С детства Ланг подшучивал надо мной, над моей бесталанностью и нехваткой воображения. Ланг — удивительный человек, он не испытывает страха перед самыми потаенными человеческими сторонами. Я — не такой. Ланг атакует, соблазняет, делает первый шаг. Я — нет.
Обычно, погружаясь в повествование, я становлюсь глух и слеп к окружающему миру. Но Ланг никогда не скрывал своего презрения к психологическому реализму, приверженцем которого я являюсь, и потому, прежде чем начать этот рассказ, мне пришлось выслушать столько саркастических наставлений и категорических запретов, что я чувствовал себя связанным по рукам и ногам. Однако вместо того чтобы поведать вам обо всех шутках и колкостях в письмах, которые Ланг присылал мне из тюрьмы, я предлагаю вам прочесть конец рецензии на мой четвертый роман, «Ночь над Кальхамрой». Кальхамра — это фиктивное, вымышленное название предместья, где я вырос. Вот такие строки, подписанные К. Л., можно было прочесть в одном очень известном литературном журнале почти семь лет назад, спустя несколько месяцев после выхода моей книги:
«…Итак, новый роман Конрада Венделя написан серьезно и с размахом, кроме того, в нем есть нравственный этос, толкающий действие вперед. Но возможно, проблема как раз в том и заключается. Вен дель так много хочет сказать, что в результате напичкал свою книгу самой разной всячиной.
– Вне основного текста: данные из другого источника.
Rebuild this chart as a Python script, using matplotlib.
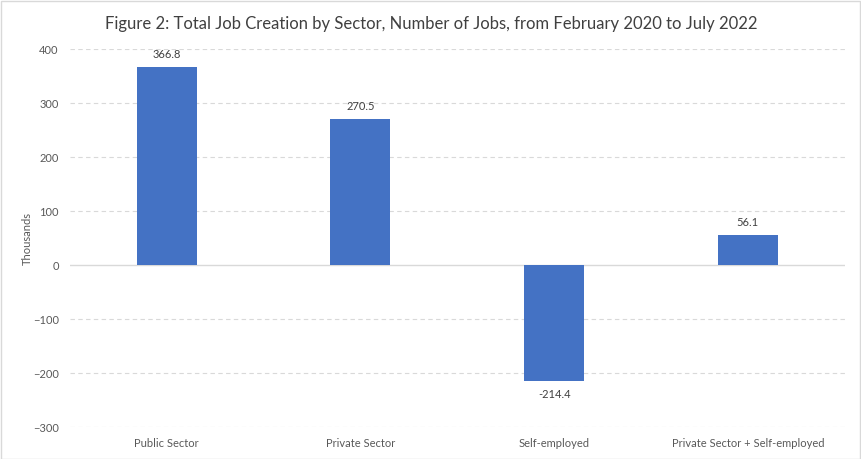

Автор любит своих героев и непременно хочет их всех примирить, а потому роман от начала до конца пронизан судорожной чувствительностью, которая усугубляется тем, что действующие лица неуклюжи и несчастливы в отношениях с другими людьми.
Из романа в роман Конрад Вендель преследует достойную цель: изобразить наше недавнее прошлое и смену настроений, сформировавшую разные поколения второй половины двадцатого века, и Вендель обладает социологической и психологической проницательностью, которые требуются для осуществления этого проекта. Но вместо толкования Вендель слишком часто удовлетворяется пересказом. А поскольку в его видении мира есть два фатальных ограничения — маниакальная, устаревшая классовая перспектива и вера в то, что причины поведения взрослого человека следует искать в детстве, — то масштабное повествование на самом деле оказывается на удивление куцым. А поскольку на этот раз Вендель сильнее, чем когда-либо, поддался своему главному искушению, избыточному употреблению громоздкого реквизита эпохи, то для буржуазии, претендующей на самокритику, эта книга — всего лишь невинное развлечение. Конрад Вендель на этот раз заставил меня вспомнить слова Малларме о Золя и других натуралистах: Ils font leurs devoirs — они пишут школьные упражнения».